[GIVEN INFORMATION start]

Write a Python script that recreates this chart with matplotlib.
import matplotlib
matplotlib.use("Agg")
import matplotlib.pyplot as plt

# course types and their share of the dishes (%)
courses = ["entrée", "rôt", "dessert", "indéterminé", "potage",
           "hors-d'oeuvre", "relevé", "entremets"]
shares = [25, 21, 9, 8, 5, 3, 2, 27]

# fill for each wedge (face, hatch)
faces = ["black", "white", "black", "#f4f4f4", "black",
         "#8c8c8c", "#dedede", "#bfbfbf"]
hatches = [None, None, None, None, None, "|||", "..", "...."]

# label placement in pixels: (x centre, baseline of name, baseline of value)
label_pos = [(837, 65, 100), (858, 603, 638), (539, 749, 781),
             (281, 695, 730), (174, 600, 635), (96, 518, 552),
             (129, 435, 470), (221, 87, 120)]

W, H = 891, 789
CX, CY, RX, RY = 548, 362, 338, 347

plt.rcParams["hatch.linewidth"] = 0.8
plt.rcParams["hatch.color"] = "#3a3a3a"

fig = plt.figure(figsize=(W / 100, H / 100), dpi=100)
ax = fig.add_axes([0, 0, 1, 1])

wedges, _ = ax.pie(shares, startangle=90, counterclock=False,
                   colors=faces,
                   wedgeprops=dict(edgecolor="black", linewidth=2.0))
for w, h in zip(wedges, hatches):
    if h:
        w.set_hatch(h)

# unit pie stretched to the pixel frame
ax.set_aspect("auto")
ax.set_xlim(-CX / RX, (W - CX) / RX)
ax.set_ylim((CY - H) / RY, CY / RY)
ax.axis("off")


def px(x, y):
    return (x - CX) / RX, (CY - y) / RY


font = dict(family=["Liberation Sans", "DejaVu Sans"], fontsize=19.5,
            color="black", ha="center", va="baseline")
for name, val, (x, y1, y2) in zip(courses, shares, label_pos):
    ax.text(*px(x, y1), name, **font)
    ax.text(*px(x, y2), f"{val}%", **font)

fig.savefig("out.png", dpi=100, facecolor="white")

[GIVEN INFORMATION end]

* [OBJECTIVE]:
Quote each line above in full, word for word.

* [REPLY]:
Write a Python script that recreates this chart with matplotlib.
import matplotlib
matplotlib.use("Agg")
import matplotlib.pyplot as plt

# course types and their share of the dishes (%)
courses = ["entrée", "rôt", "dessert", "indéterminé", "potage",
           "hors-d'oeuvre", "relevé", "entremets"]
shares = [25, 21, 9, 8, 5, 3, 2, 27]

# fill for each wedge (face, hatch)
faces = ["black", "white", "black", "#f4f4f4", "black",
         "#8c8c8c", "#dedede", "#bfbfbf"]
hatches = [None, None, None, None, None, "|||", "..", "...."]

# label placement in pixels: (x centre, baseline of name, baseline of value)
label_pos = [(837, 65, 100), (858, 603, 638), (539, 749, 781),
             (281, 695, 730), (174, 600, 635), (96, 518, 552),
             (129, 435, 470), (221, 87, 120)]

W, H = 891, 789
CX, CY, RX, RY = 548, 362, 338, 347

plt.rcParams["hatch.linewidth"] = 0.8
plt.rcParams["hatch.color"] = "#3a3a3a"

fig = plt.figure(figsize=(W / 100, H / 100), dpi=100)
ax = fig.add_axes([0, 0, 1, 1])

wedges, _ = ax.pie(shares, startangle=90, counterclock=False,
                   colors=faces,
                   wedgeprops=dict(edgecolor="black", linewidth=2.0))
for w, h in zip(wedges, hatches):
    if h:
        w.set_hatch(h)

# unit pie stretched to the pixel frame
ax.set_aspect("auto")
ax.set_xlim(-CX / RX, (W - CX) / RX)
ax.set_ylim((CY - H) / RY, CY / RY)
ax.axis("off")


def px(x, y):
    return (x - CX) / RX, (CY - y) / RY


font = dict(family=["Liberation Sans", "DejaVu Sans"], fontsize=19.5,
            color="black", ha="center", va="baseline")
for name, val, (x, y1, y2) in zip(courses, shares, label_pos):
    ax.text(*px(x, y1), name, **font)
    ax.text(*px(x, y2), f"{val}%", **font)

fig.savefig("out.png", dpi=100, facecolor="white")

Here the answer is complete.